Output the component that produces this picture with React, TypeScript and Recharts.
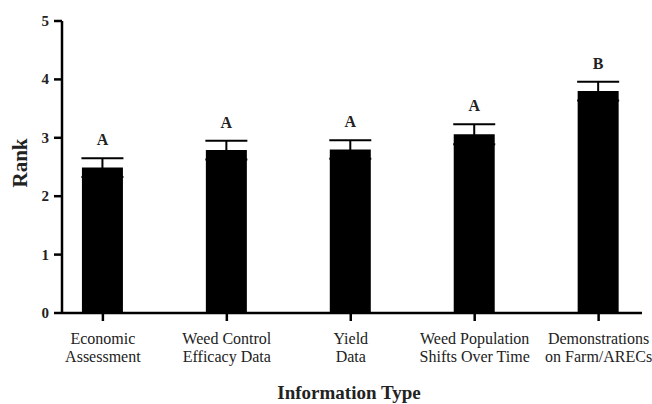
import { BarChart, Bar, XAxis, YAxis, ErrorBar, LabelList } from 'recharts';

const categories = [
  ['Economic', 'Assessment'],
  ['Weed Control', 'Efficacy Data'],
  ['Yield', 'Data'],
  ['Weed Population', 'Shifts Over Time'],
  ['Demonstrations', 'on Farm/ARECs'],
];
const means = [2.49, 2.79, 2.8, 3.06, 3.8];
const errs = [0.16, 0.16, 0.16, 0.17, 0.16];
const letters = ['A', 'A', 'A', 'A', 'B'];
const yTicks = [0, 1, 2, 3, 4, 5];

const data = means.map((m, i) => ({ idx: i, mean: m, err: errs[i], letter: letters[i] }));

const FONT =
  "'Liberation Serif', 'Times New Roman', Times, Tinos, 'DejaVu Serif', 'Noto Serif', FreeSerif, serif";

function XTick(props: any) {
  const { x, y, payload } = props;
  const lines = categories[payload.value] || [];
  return (
    <g>
      {lines.map((l, i) => (
        <text
          key={i}
          x={x}
          y={y + 21 + i * 18}
          textAnchor="middle"
          style={{ fontFamily: FONT, fontSize: 16 }}
          fill="#222"
        >
          {l}
        </text>
      ))}
    </g>
  );
}

function YTick(props: any) {
  const { x, y, payload } = props;
  return (
    <text
      x={x}
      y={y}
      textAnchor="end"
      dominantBaseline="central"
      style={{ fontFamily: FONT, fontSize: 15, fontWeight: 'bold' }}
      fill="#222"
    >
      {payload.value}
    </text>
  );
}

function LetterLabel(props: any) {
  const { x, y, width, height, index } = props;
  const ppu = height / means[index];
  const top = y - errs[index] * ppu;
  return (
    <text
      x={x + width / 2}
      y={top - 13}
      textAnchor="middle"
      style={{ fontFamily: FONT, fontSize: 16, fontWeight: 'bold' }}
      fill="#222"
    >
      {letters[index]}
    </text>
  );
}

export default function App() {
  return (
    <div style={{ position: 'absolute', left: 0, top: 0, width: 652, height: 404, background: '#fff', fontFamily: FONT }}>
      <BarChart width={652} height={404} data={data} margin={{ top: 21, right: 10, bottom: 0, left: 0 }}>
        <XAxis
          dataKey="idx"
          type="number"
          domain={[-0.33, 4.35]}
          ticks={[0, 1, 2, 3, 4]}
          height={91}
          tick={<XTick />}
          tickSize={8}
          axisLine={{ stroke: '#000', strokeWidth: 2.5 }}
          tickLine={{ stroke: '#000', strokeWidth: 2.5 }}
          label={{
            content: () => (
              <text
                x={349}
                y={399}
                textAnchor="middle"
                style={{ fontFamily: FONT, fontSize: 19, fontWeight: 'bold' }}
                fill="#222"
              >
                Information Type
              </text>
            ),
          }}
        />
        <YAxis
          type="number"
          domain={[0, 5]}
          ticks={yTicks}
          width={62}
          tickSize={8}
          tickMargin={5}
          axisLine={{ stroke: '#000', strokeWidth: 2.5 }}
          tickLine={{ stroke: '#000', strokeWidth: 2.5 }}
          tick={<YTick />}
          label={{
            content: () => (
              <text
                x={20}
                y={163}
                transform="rotate(-90 20 163)"
                textAnchor="middle"
                dominantBaseline="central"
                style={{ fontFamily: FONT, fontSize: 21, fontWeight: 'bold' }}
                fill="#222"
              >
                Rank
              </text>
            ),
          }}
        />
        <Bar dataKey="mean" fill="#000" barSize={41} isAnimationActive={false}>
          <ErrorBar dataKey="err" width={21} stroke="#000" strokeWidth={2} isAnimationActive={false} />
          <LabelList dataKey="letter" content={<LetterLabel />} />
        </Bar>
      </BarChart>
    </div>
  );
}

========

WORK REQUIRED
Reproduce the material above from its first line through the line containing "YAxis, ErrorBar, LabelList", both ends included, and skip every picture.

FULL ANSWER
Output the component that produces this picture with React, TypeScript and Recharts.
import { BarChart, Bar, XAxis, YAxis, ErrorBar, LabelList } from 'recharts';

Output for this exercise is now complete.